Any program relying on (nontrivial) preemptive multithreading will be buggy.
Let's just clear something up. Wireless broadband is never going to happen on a large scale, and it will never give you significant bandwidth. There just isn't enough wireless spectrum out there to give everyone more than a megabit or so. If you think wireless poses any threat to cable or telephone companies, you are very wrong. The future will be fiber to the node and something like gigabit ethernet running to each customer. Of course, you won't get more than maybe 20 MBps for the internet service; the backbones aren't fat enough to support that. The bandwidth will be used by the provider for things like TV and other commercial stuff. There are lots of limitations as to how fast the internet can operate.
Comment removed based on user account deletion
For a detailed analysis of exactly how, see Should Internet Service Providers Fear Peer-Assisted Content Distribution? (PDF Related papers can be found at http://del.icio.us/tag/locality+p2p
1) ISPs should set up their own P2P "clients" to act as servers to deliver the most popular legal content (let's just assume that there is actually a demand for legitmate content on P2P networks)

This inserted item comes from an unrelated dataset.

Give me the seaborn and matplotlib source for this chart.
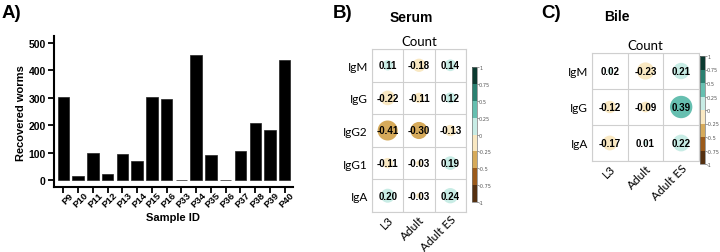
import numpy as np
import pandas as pd
import matplotlib
matplotlib.use("Agg")
import matplotlib.pyplot as plt
import matplotlib.colors as mcolors
import matplotlib.cm as cm
from matplotlib.transforms import ScaledTranslation
import seaborn as sns

# ---- data ----
samples = ["P9", "P10", "P11", "P12", "P13", "P14", "P15", "P16",
           "P33", "P34", "P35", "P36", "P37", "P38", "P39", "P40"]
worms = [301, 14, 98, 24, 96, 71, 304, 294, 2, 456, 93, 2, 106, 207, 184, 436]

antigens = ["L3", "Adult", "Adult ES"]

serum_rows = ["IgM", "IgG", "IgG2", "IgG1", "IgA"]
serum_vals = [[0.11, -0.18, 0.14],
              [-0.22, -0.11, 0.12],
              [-0.41, -0.30, -0.13],
              [-0.11, -0.03, 0.19],
              [0.20, -0.03, 0.24]]

bile_rows = ["IgM", "IgG", "IgA"]
bile_vals = [[0.02, -0.23, 0.21],
             [-0.12, -0.09, 0.39],
             [-0.17, 0.01, 0.22]]

cbar_ticks = [-1, -0.75, -0.5, -0.25, 0, 0.25, 0.5, 0.75, 1]
cbar_labels = ["-1", "-0.75", "-0.5", "-0.25", "0", "0.25", "0.5", "0.75", "1"]

brbg8 = mcolors.ListedColormap(["#553010", "#9b5a1a", "#d6aa5a", "#f9e8c2",
                                "#c8ece5", "#66bfb0", "#2a8070", "#0b3a30"])

W, H = 720, 253
fig = plt.figure(figsize=(7.2, 2.53), dpi=100)


def box(left, top, right, bottom):
    return [left / W, 1 - bottom / H, (right - left) / W, (bottom - top) / H]


def shift_labels(labels, dx_px, dy_px=0):
    off = ScaledTranslation(dx_px / 100, -dy_px / 100, fig.dpi_scale_trans)
    for lab in labels:
        lab.set_transform(lab.get_transform() + off)


arial = ["Liberation Sans", "DejaVu Sans"]
lato = ["Lato", "DejaVu Sans"]

# ---- panel A: bar chart ----
ax = fig.add_axes(box(54, 37, 293, 188))
sns.barplot(x=samples, y=worms, color="black", width=0.77, edgecolor="#222222",
            linewidth=0.5, ax=ax)
ax.set_xlim(-0.63, 15.56)
ax.set_ylim(-25, 525)
ax.set_yticks([0, 100, 200, 300, 400, 500])
sns.despine(ax=ax)
for s in ["left", "bottom"]:
    ax.spines[s].set_linewidth(1.5)
ax.tick_params(length=4, width=1.3, pad=2)
ax.set_xticks(range(len(samples)))
ax.set_xticklabels(samples, rotation=45, ha="right", rotation_mode="anchor",
                   fontsize=6.8, fontweight="bold", family=arial)
shift_labels(ax.get_xticklabels(), 5, -5)
for lab in ax.get_yticklabels():
    lab.set_fontsize(7.5)
    lab.set_fontweight("bold")
    lab.set_family(arial)
ax.set_xlabel("Sample ID", fontsize=8, fontweight="bold", family=arial, va="center")
ax.set_ylabel("Recovered worms", fontsize=8, fontweight="bold", family=arial, va="center")
ax.xaxis.set_label_coords((173 - 54) / 239, (188 - 218) / 151)
ax.yaxis.set_label_coords((21 - 54) / 239, (188 - 113) / 151)
fig.text(2 / W, 1 - 13 / H, "A)", fontsize=13.5, fontweight="bold", family=arial, va="center")


# ---- correlation panels ----
def corr_panel(ax, cax, rows, vals, cell_pt):
    df = pd.DataFrame(vals, index=rows, columns=antigens)
    long = df.reset_index().melt(id_vars="index", var_name="antigen", value_name="r")
    long = long.rename(columns={"index": "ig"})
    long["absr"] = long["r"].abs()
    sns.scatterplot(data=long, x="antigen", y="ig", hue="r", palette=brbg8,
                    hue_norm=(-1, 1), size="absr", sizes=(0, cell_pt ** 2),
                    size_norm=(0, 1), linewidth=0, legend=False, ax=ax, zorder=3)
    n = len(rows)
    ax.set_xlim(-0.5, 2.5)
    ax.set_ylim(n - 0.5, -0.5)
    ax.set_xticks(np.arange(-0.5, 3), minor=True)
    ax.set_yticks(np.arange(-0.5, n), minor=True)
    ax.grid(which="minor", color="#cfcfcf", linewidth=0.8)
    ax.grid(which="major", visible=False)
    ax.tick_params(which="both", length=0)
    for s in ax.spines.values():
        s.set_color("#cfcfcf")
        s.set_linewidth(0.8)
    ax.set_xticks(range(3))
    ax.set_xticklabels(antigens, rotation=45, ha="right", rotation_mode="anchor",
                       fontsize=8.6, family=lato)
    shift_labels(ax.get_xticklabels(), 7, -2)
    ax.set_yticks(range(n))
    ax.set_yticklabels(rows, fontsize=8.5, family=lato)
    ax.tick_params(axis="x", pad=1)
    ax.tick_params(axis="y", pad=3)
    ax.set_xlabel("")
    ax.set_ylabel("")
    ax.set_title("Count", fontsize=9.5, family=lato, pad=3)
    for i in range(n):
        for j in range(3):
            ax.text(j, i, f"{vals[i][j]:.2f}", ha="center", va="center",
                    fontsize=7, fontweight="bold", family=arial, zorder=4)
    sm = cm.ScalarMappable(norm=mcolors.Normalize(-1, 1), cmap=brbg8)
    cb = fig.colorbar(sm, cax=cax, ticks=cbar_ticks)
    cb.ax.set_yticklabels(cbar_labels)
    cb.ax.tick_params(labelsize=3.6, labelcolor="#555555", length=1.5, width=0.5,
                      color="#777777", pad=0)
    cb.outline.set_linewidth(0.5)
    cb.outline.set_edgecolor("#777777")


axb = fig.add_axes(box(372, 50, 466, 213))
caxb = fig.add_axes(box(472, 68, 477, 203))
corr_panel(axb, caxb, serum_rows, serum_vals, 22.5)
fig.text(411 / W, 1 - 18 / H, "Serum", fontsize=10, fontweight="bold", family=arial,
         ha="center", va="center")
fig.text(333 / W, 1 - 14 / H, "B)", fontsize=13.5, fontweight="bold", family=arial, va="center")

axc = fig.add_axes(box(592, 54, 699, 162))
caxc = fig.add_axes(box(700, 57, 705, 165))
corr_panel(axc, caxc, bile_rows, bile_vals, 25.8)
fig.text(617 / W, 1 - 17 / H, "Bile", fontsize=10, fontweight="bold", family=arial,
         ha="center", va="center")
fig.text(541 / W, 1 - 14 / H, "C)", fontsize=13.5, fontweight="bold", family=arial, va="center")

fig.savefig("out.png", dpi=100)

2) ISPs should not simply block P2P traffic, but should instead encourage P2P-traffic between users in their own and "friendly" network, so that more of the flow of data in P2P stays within their own networks, reducing fees to other nets. Since many P2P-networks consider latency in their queue ratings, one way would be to raise latency a little.
I am not even mentioning that ISPs should structure their contracts in such a way that power-users with high network load pay more. Using the networks resources fully is not rogue behavior, it is simply different behavior.
I'm still trying to figure out what people mean by 'social skills' here.
that P2P abusers do not want to pay for their goodies: Neither the bandwidth NOR the content.